The tyranny of the commission
I suspect that for some architects the idea of a Design Knowledge Ecosystem goes against everything they were taught at architecture school. At architecture school, many of us were inculcated with the idea that architecture was ONLY about designing buildings. I think a pedagogical approach focused on building design is far too narrow an objective. This unduly puts the focus onto gaining, and then delivering, an elusive built commission. This leads to the physical object, or building, rather than the knowledge or ideas embedded in that object, being debated. Don’t get me wrong as I am the first to argue that architecture’s presence, as well as architectural aesthetics, is an important component of architectural debate (As I say in the studio, “is if it looks good then it is good”). But what interest me more than anything else is the link between architectural aesthetics and ideas. It is the ideas that architects create through design knowledge ecosystems that gives rise to the ideas that are of most interest to me. Not necessarily the completed building itself.
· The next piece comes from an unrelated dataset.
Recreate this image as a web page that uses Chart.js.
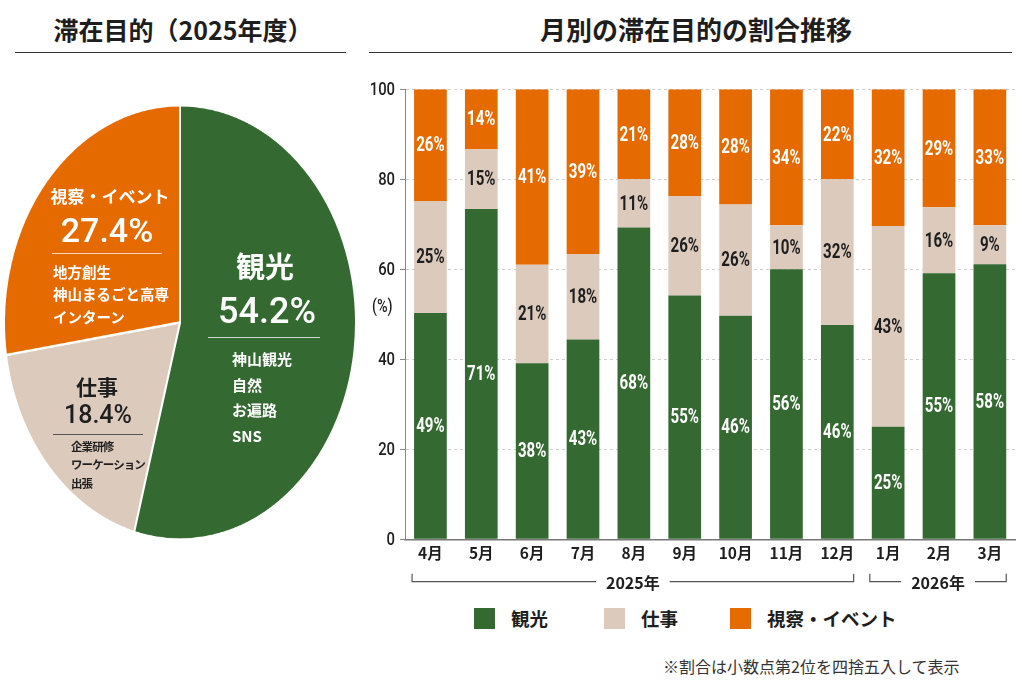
<!DOCTYPE html>
<html lang="ja">
<head>
<meta charset="utf-8">
<script src="https://cdn.jsdelivr.net/npm/chart.js@4.4.1/dist/chart.umd.min.js"></script>
<style>
  body { margin: 0; background: #fff; }
  #page { position: relative; width: 1024px; height: 683px; overflow: hidden;
          font-family: "Noto Sans CJK JP", "Noto Sans", sans-serif; color: #1e1e1e; }
  .t { position: absolute; white-space: nowrap; line-height: 1; }
  .c { transform: translate(-50%, -50%); }
  .l { transform: translateY(-50%); }
  .num { font-family: Roboto, "Noto Sans", sans-serif; font-weight: 500; }
  .rule { position: absolute; }
  .sw { position: absolute; width: 21px; height: 21px; }
  #pieBox { position: absolute; left: 3px; top: 103.5px; width: 354px; height: 354px;
            transform: scaleY(1.234); transform-origin: top left; }
  #barBox { position: absolute; left: 360px; top: 70px; width: 664px; height: 530px; }
  .w { color: #fff; }
  .sub { font-size: 11.5px; font-weight: 700; letter-spacing: -0.9px; }
</style>
</head>
<body>
<div id="page">
  <div class="t c" style="left:183px;top:29px;font-size:25px;font-weight:700;">滞在目的（2025年度）</div>
  <div class="rule" style="left:15px;top:51.5px;width:331px;height:1.5px;background:#333;"></div>
  <div class="t c" style="left:696px;top:29px;font-size:26px;font-weight:700;">月別の滞在目的の割合推移</div>
  <div class="rule" style="left:369px;top:51.5px;width:643px;height:1.5px;background:#333;"></div>

  <div id="pieBox"><canvas id="pie"></canvas></div>

  <!-- pie annotations -->
  <div class="t c w" style="left:110px;top:195px;font-size:17px;font-weight:700;">視察・イベント</div>
  <div class="t c w num" style="left:107px;top:230px;font-size:34px;">27.4%</div>
  <div class="rule" style="left:52px;top:253px;width:110px;height:1px;background:rgba(255,255,255,0.75);"></div>
  <div class="t l w" style="left:53px;top:272px;font-size:14.5px;font-weight:700;">地方創生</div>
  <div class="t l w" style="left:53px;top:294px;font-size:14.5px;font-weight:700;">神山まるごと高専</div>
  <div class="t l w" style="left:53px;top:317px;font-size:14.5px;font-weight:700;">インターン</div>

  <div class="t c w" style="left:265px;top:265px;font-size:29px;font-weight:700;">観光</div>
  <div class="t c w num" style="left:267px;top:311px;font-size:36px;">54.2%</div>
  <div class="rule" style="left:208px;top:337px;width:112px;height:1px;background:rgba(255,255,255,0.75);"></div>
  <div class="t l w" style="left:232px;top:358px;font-size:15px;font-weight:700;">神山観光</div>
  <div class="t l w" style="left:232px;top:384px;font-size:15px;font-weight:700;">自然</div>
  <div class="t l w" style="left:232px;top:409px;font-size:15px;font-weight:700;">お遍路</div>
  <div class="t l w" style="left:232px;top:435px;font-size:15px;font-weight:700;">SNS</div>

  <div class="t c" style="left:97px;top:386px;font-size:21px;font-weight:700;">仕事</div>
  <div class="t c num" style="left:98px;top:414px;font-size:25px;">18.4%</div>
  <div class="rule" style="left:53px;top:434px;width:90px;height:1px;background:#555;"></div>
  <div class="t l sub" style="left:71px;top:447px;">企業研修</div>
  <div class="t l sub" style="left:71px;top:465px;">ワーケーション</div>
  <div class="t l sub" style="left:71px;top:484px;">出張</div>

  <div id="barBox"><canvas id="bars"></canvas></div>
  <div class="t" style="left:372px;top:297px;font-size:18px;font-weight:500;font-family:Roboto,sans-serif;transform:scaleX(0.8);transform-origin:left top;">(%)</div>

  <!-- legend -->
  <div class="sw" style="left:474px;top:608px;background:#346a31;"></div>
  <div class="t l" style="left:511px;top:618px;font-size:18.5px;font-weight:700;">観光</div>
  <div class="sw" style="left:604px;top:608px;background:#dccabd;"></div>
  <div class="t l" style="left:641px;top:618px;font-size:18.5px;font-weight:700;">仕事</div>
  <div class="sw" style="left:730px;top:608px;background:#e56a00;"></div>
  <div class="t l" style="left:767px;top:618px;font-size:18.5px;font-weight:700;">視察・イベント</div>

  <div class="t l" style="left:663px;top:666px;font-size:16px;color:#333;">※割合は小数点第2位を四捨五入して表示</div>
</div>

<script>
const GREEN = '#346a31'
const BEIGE = '#dccabd'
const ORANGE = '#e56a00'

// 滞在目的（2025年度）
const pieLabels = ['観光', '仕事', '視察・イベント']
const pieValues = [54.2, 18.4, 27.4]

// 月別
const months = ['4月', '5月', '6月', '7月', '8月', '9月', '10月', '11月', '12月', '1月', '2月', '3月']
// bar heights as drawn
const kanko    = [50.3, 73.4, 39.1, 44.4, 69.3, 54.2, 49.7, 60.0, 47.6, 25.0, 59.1, 61.1]
const shigoto  = [24.9, 13.3, 21.9, 19.0, 10.7, 22.1, 24.7,  9.8, 32.4, 44.6, 14.7,  8.7]
const shisatsu = [24.8, 13.3, 39.0, 36.6, 20.0, 23.7, 25.6, 30.2, 20.0, 30.4, 26.2, 30.2]
// printed percentages
const kankoPct    = [49, 71, 38, 43, 68, 55, 46, 56, 46, 25, 55, 58]
const shigotoPct  = [25, 15, 21, 18, 11, 26, 26, 10, 32, 43, 16, 9]
const shisatsuPct = [26, 14, 41, 39, 21, 28, 28, 34, 22, 32, 29, 33]
const yTicks = [0, 20, 40, 60, 80, 100]

const years = ['2025年', '2026年']
const yearFrom = [0, 9]
const yearTo = [8, 11]

new Chart(document.getElementById('pie'), {
  type: 'pie',
  data: {
    labels: pieLabels,
    datasets: [{
      data: pieValues,
      backgroundColor: [GREEN, BEIGE, ORANGE],
      borderColor: '#fff',
      borderWidth: 2
    }]
  },
  options: {
    responsive: true,
    maintainAspectRatio: false,
    animation: false,
    devicePixelRatio: 2,
    plugins: { legend: { display: false }, tooltip: { enabled: false } }
  }
})

// narrow text helper
function narrowText(ctx, text, x, y, sx, align) {
  ctx.save()
  ctx.translate(x, y)
  ctx.scale(sx, 1)
  ctx.textAlign = align
  ctx.textBaseline = 'middle'
  ctx.fillText(text, 0, 0)
  ctx.restore()
}

const segLabels = {
  id: 'segLabels',
  afterDatasetsDraw(chart) {
    const ctx = chart.ctx
    ctx.save()
    ctx.font = 'bold 21px Roboto, sans-serif'
    chart.data.datasets.forEach((ds, di) => {
      ctx.fillStyle = ds.textColor
      chart.getDatasetMeta(di).data.forEach((bar, i) => {
        narrowText(ctx, ds.pct[i] + '%', bar.x, (bar.y + bar.base) / 2 + 1, 0.72, 'center')
      })
    })
    ctx.restore()
  }
}

const yLabels = {
  id: 'yLabels',
  afterDraw(chart) {
    const ctx = chart.ctx
    const s = chart.scales.y
    ctx.save()
    ctx.font = '500 19px Roboto, sans-serif'
    ctx.fillStyle = '#1e1e1e'
    yTicks.forEach(v => {
      narrowText(ctx, String(v), s.left + s.width - 10, s.getPixelForValue(v) + 1, 0.78, 'right')
    })
    ctx.restore()
  }
}

const yearBrackets = {
  id: 'yearBrackets',
  afterDraw(chart) {
    const ctx = chart.ctx
    const bars = chart.getDatasetMeta(0).data
    const y = chart.chartArea.bottom + 42.4
    ctx.save()
    ctx.strokeStyle = '#555'
    ctx.lineWidth = 1.2
    ctx.font = 'bold 16px "Noto Sans CJK JP", sans-serif'
    ctx.fillStyle = '#1e1e1e'
    ctx.textAlign = 'center'
    ctx.textBaseline = 'middle'
    years.forEach((label, k) => {
      const a = bars[yearFrom[k]], b = bars[yearTo[k]]
      const x1 = a.x - a.width / 2 - 2
      const x2 = b.x + b.width / 2
      const mid = (x1 + x2) / 2
      const half = ctx.measureText(label).width / 2 + 10
      ctx.beginPath()
      ctx.moveTo(x1, y - 8)
      ctx.lineTo(x1, y)
      ctx.lineTo(mid - half, y)
      ctx.moveTo(mid + half, y)
      ctx.lineTo(x2, y)
      ctx.lineTo(x2, y - 8)
      ctx.stroke()
      ctx.fillText(label, mid, y + 1)
    })
    ctx.restore()
  }
}

new Chart(document.getElementById('bars'), {
  type: 'bar',
  data: {
    labels: months,
    datasets: [
      { label: '観光', data: kanko, backgroundColor: GREEN, pct: kankoPct, textColor: '#fff' },
      { label: '仕事', data: shigoto, backgroundColor: BEIGE, pct: shigotoPct, textColor: '#1e1e1e' },
      { label: '視察・イベント', data: shisatsu, backgroundColor: ORANGE, pct: shisatsuPct, textColor: '#fff' }
    ]
  },
  options: {
    responsive: true,
    maintainAspectRatio: false,
    animation: false,
    barPercentage: 0.643,
    categoryPercentage: 1,
    layout: { padding: { top: 19.3, right: 8.7, left: 0, bottom: 30.7 } },
    plugins: { legend: { display: false }, tooltip: { enabled: false } },
    scales: {
      x: {
        stacked: true,
        grid: { display: false },
        border: { display: true, color: '#777', width: 1.5 },
        ticks: { padding: -3, color: '#1e1e1e', font: { family: '"Noto Sans CJK JP"', size: 15.5, weight: 'bold' } },
        afterFit(s) { s.height = 30 }
      },
      y: {
        stacked: true,
        min: 0,
        max: 100,
        afterBuildTicks(s) { s.ticks = yTicks.map(v => ({ value: v })) },
        ticks: { display: false },
        grid: { color: '#cfcfcf', lineWidth: 1, tickLength: 5, tickColor: '#888' },
        border: { display: true, color: '#888', width: 1, dash: [3, 3] },
        afterFit(s) { s.width = 45 }
      }
    }
  },
  plugins: [segLabels, yLabels, yearBrackets]
})
</script>
</body>
</html>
However, the crude emphasis on the built and completed object has helped to create a global system of architecture that is overly bound to educational pedigrees, the clustering of architectural brands around star architects, a discriminatory intern system and worst of all a clustering of theory around crude ideologies focused on the latest delivery technology. I thought we had gotten rid of those, banal notions, of a historical zeitgeist driven by technology in our discipline and discourse. Since when was architecture just, and only, about technology: in particular delivery technologies like CAD, BIM, the gymnastics of coding and CNC fabrication? Of course the contractors and the Project Managers will flip out when they hear it’s not about the building. But maybe that’s the point of the exercise.
So, next time someone tries to tell you it’s all about: getting actual stuff built, the big brand star architect or some new technology run for the exit. It’s time for architects to stop being content with both a local and global system of practice that is entirely inflexible and increasingly redundant.